The plan allows qualifying faculty and staff who have spent 10 or more years at CSU to voluntarily end their employment at the university and receive a one-time lump sum payment equal to the employee’s annual salary.

Bloomberg says CSU 2.0 student and faculty growth plans won’t be achieved

During the faculty senate meeting, Bloomberg said that the university will not achieve CSU 2.0’s goals of increasing the student population to 20,000 and adding 100 faculty members by 2025. 

 “We're not going to make it to 20,000 students in the near term,” Bloomberg said. “Some of you can say, well, I could have told you that a while ago. We could relitigate that or we could put our energy into where we're going now.” 

According to Signal Cleveland, CSU enrolled 14,175 students in fall 2023, a 13 percent drop from the nearly 16,330 students enrolled in 2018. Current projections have the university’s enrollment falling to 13,000 students by 2029.

Given the reduced student numbers, Bloomberg said on April 16 at a public forum that the university was looking to reduce its current faculty of 500+ by 60-80 full-time researchers and teachers.

Bloomberg told the senate the plan had always been to sunset CSU 2.0 in 2025, but added that parts of it had situated Cleveland State well in terms of thinking about how to move forward.

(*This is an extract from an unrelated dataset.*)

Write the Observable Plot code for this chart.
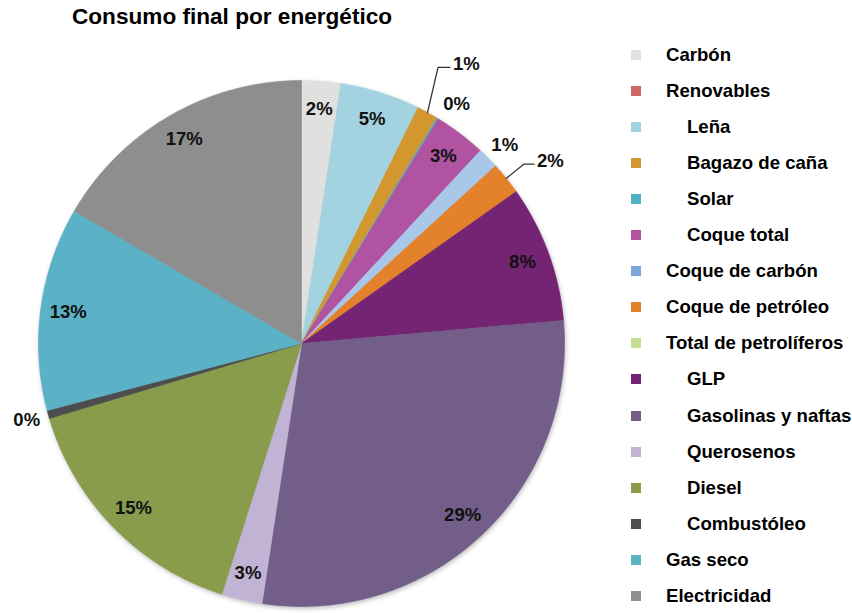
<!DOCTYPE html>
<html>
<head>
<meta charset="utf-8">
<script src="https://cdn.jsdelivr.net/npm/d3@7"></script>
<script src="https://cdn.jsdelivr.net/npm/@observablehq/plot@0.6"></script>
<style>
  body { margin: 0; background: #fff; font-family: "Liberation Sans", Arial, sans-serif; }
  #wrap { position: relative; width: 852px; height: 613px; overflow: hidden; }
  #title { position: absolute; left: 72px; top: 6px; font-size: 22.6px; line-height: 22px; font-weight: bold; color: #000; white-space: nowrap; }
  #chart { position: absolute; left: 0; top: 38px; }
  #legend { position: absolute; left: 0; top: 0; }
  .row { position: absolute; height: 20px; display: flex; align-items: center; font-size: 18.6px; font-weight: bold; color: #000; white-space: nowrap; }
  .sw { width: 10px; height: 10px; flex: none; }
  #chart g[aria-label="line"]:first-of-type { filter: drop-shadow(1px 2px 2px rgba(0,0,0,0.25)); }
</style>
</head>
<body>
<div id="wrap">
  <div id="title">Consumo final por energético</div>
  <div id="chart"></div>
  <div id="legend"></div>
</div>
<script>
// ---- Data ----
const categories = [
  "Carbón", "Renovables", "Leña", "Bagazo de caña", "Solar", "Coque total",
  "Coque de carbón", "Coque de petróleo", "Total de petrolíferos", "GLP",
  "Gasolinas y naftas", "Querosenos", "Diesel", "Combustóleo", "Gas seco", "Electricidad"
];
const shares = [2.4, 0, 4.9, 1.3, 0.1, 3.2, 1.3, 2.0, 0, 8.4, 28.8, 2.5, 15.5, 0.5, 12.5, 16.6];
const pctLabels = ["2%", "", "5%", "1%", "0%", "3%", "1%", "2%", "", "8%", "29%", "3%", "15%", "0%", "13%", "17%"];
const legendLevels = [0, 0, 1, 1, 1, 1, 0, 0, 0, 1, 1, 1, 1, 1, 0, 0];
const colors = [
  "#e0e0df", "#cf6767", "#a3d3e0", "#d3972f", "#4fb1c5", "#b053a0",
  "#a9c7e9", "#e4822c", "#c6df95", "#742472", "#725e88", "#c1b3d3",
  "#889c4b", "#4d4d4d", "#5bb1c6", "#8d8e8d"
];
const legendSwatch = colors.map((c, i) => categories[i] === "Coque de carbón" ? "#7fa6da" : c);

// ---- Layout ----
const W = 852, H = 575, R = 263, cx = 301, cy = 305;
const insideR = 0.895;
const outside = { "Solar": { r: 1.085, da: 1.8 }, "Coque de carbón": { r: 1.08, da: 0.5 }, "Combustóleo": { r: 1.085, da: 0 } };
const leaders = { "Bagazo de caña": { er: 1.171, da: -2.3, len: 12 }, "Coque de petróleo": { er: 1.087, da: 0, len: 10 } };

// ---- Geometry ----
const total = d3.sum(shares);
let acc = 0;
const slices = categories.map((c, i) => {
  const a0 = acc / total * 2 * Math.PI; acc += shares[i];
  const a1 = acc / total * 2 * Math.PI;
  return { c, i, a0, a1, mid: (a0 + a1) / 2 };
});
const pts = [];
for (const s of slices) {
  if (s.a1 - s.a0 <= 0) continue;
  pts.push({ c: s.c, x: 0, y: 0 });
  const n = Math.max(2, Math.ceil((s.a1 - s.a0) / (Math.PI / 360)));
  for (let k = 0; k <= n; k++) {
    const a = s.a0 + (s.a1 - s.a0) * k / n;
    pts.push({ c: s.c, x: Math.sin(a), y: Math.cos(a) });
  }
  pts.push({ c: s.c, x: 0, y: 0 });
}
const deg = Math.PI / 180;
const labels = [], leaderPts = [], leaderLabels = [];
for (const s of slices) {
  const t = pctLabels[s.i];
  if (!t) continue;
  if (leaders[s.c]) {
    const L = leaders[s.c];
    const e = { x: Math.sin(s.mid), y: Math.cos(s.mid) };
    const b = { x: L.er * Math.sin(s.mid + L.da * deg), y: L.er * Math.cos(s.mid + L.da * deg) };
    const f = { x: b.x + L.len / R, y: b.y };
    leaderPts.push({ c: s.c, ...e }, { c: s.c, ...b }, { c: s.c, ...f });
    leaderLabels.push({ t, x: f.x + 3 / R, y: f.y });
  } else {
    const o = outside[s.c];
    const r = o ? o.r : insideR;
    const a = s.mid + (o ? o.da * deg : 0);
    labels.push({ t, x: r * Math.sin(a), y: r * Math.cos(a) });
  }
}

const plot = Plot.plot({
  width: W, height: H,
  marginTop: 0, marginRight: 0, marginBottom: 0, marginLeft: 0,
  x: { domain: [-cx / R, (W - cx) / R], axis: null },
  y: { domain: [-(H - cy) / R, cy / R], axis: null },
  color: { domain: categories, range: colors },
  style: { fontFamily: "'Liberation Sans', Arial, sans-serif", background: "#fff" },
  marks: [
    Plot.line(pts, { x: "x", y: "y", z: "c", fill: "c", stroke: "c", strokeWidth: 0.6, curve: "linear" }),
    Plot.line(leaderPts, { x: "x", y: "y", z: "c", stroke: "#333", strokeWidth: 1.3 }),
    Plot.text(labels, { x: "x", y: "y", text: "t", fontSize: 18.5, fontWeight: "bold", fill: "#111" }),
    Plot.text(leaderLabels, { x: "x", y: "y", text: "t", dy: -3, textAnchor: "start", fontSize: 18.5, fontWeight: "bold", fill: "#111" })
  ]
});
document.getElementById("chart").appendChild(plot);

// ---- Legend ----
const legend = d3.select("#legend");
categories.forEach((c, i) => {
  const row = legend.append("div").attr("class", "row")
    .style("left", "631px").style("top", (44.8 + 36.07 * i) + "px");
  row.append("div").attr("class", "sw").style("background", legendSwatch[i])
    .style("margin-right", (25 + (legendLevels[i] ? 21 : 0)) + "px");
  row.append("span").text(c);
});
</script>
</body>
</html>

Board pauses proposed universal textbook fee

CSU Student Government Association’s (SGA) Director of Marketing & Technologies, Anastasia Hunt, updated the faculty senate on results from a student survey regarding an administrative initiative to set a universal textbook fee for students. 

The SGA believes that the proposed fee will lead to many students paying more for textbooks than they do now. 

"A vast majority of students of the student body will be disproportionately overcharged if we implement this contract," Hunt said.

The SGA survey asks students how they felt about the envisioned textbook fee, how much they currently spend on textbooks and how they access them.

Hunt said that, out of the 568 students who have filled out the survey to date, 86 percent indicated they would rather buy their own textbooks than pay a $150 flat fee. Seventy percent of respondents said they would rather buy their own textbooks than pay a flat fee of $100.

"The Student Government Association just asks you to listen to the students and listen to the faculty," Hunt concluded. "We're your most reliable source of information."

Faculty senate President Anup Kumar, Ph.D., responded by saying that the board of trustees had paused the proposed fee, which the administration would revisit.

The next CSU faculty senate meeting is scheduled for April 24.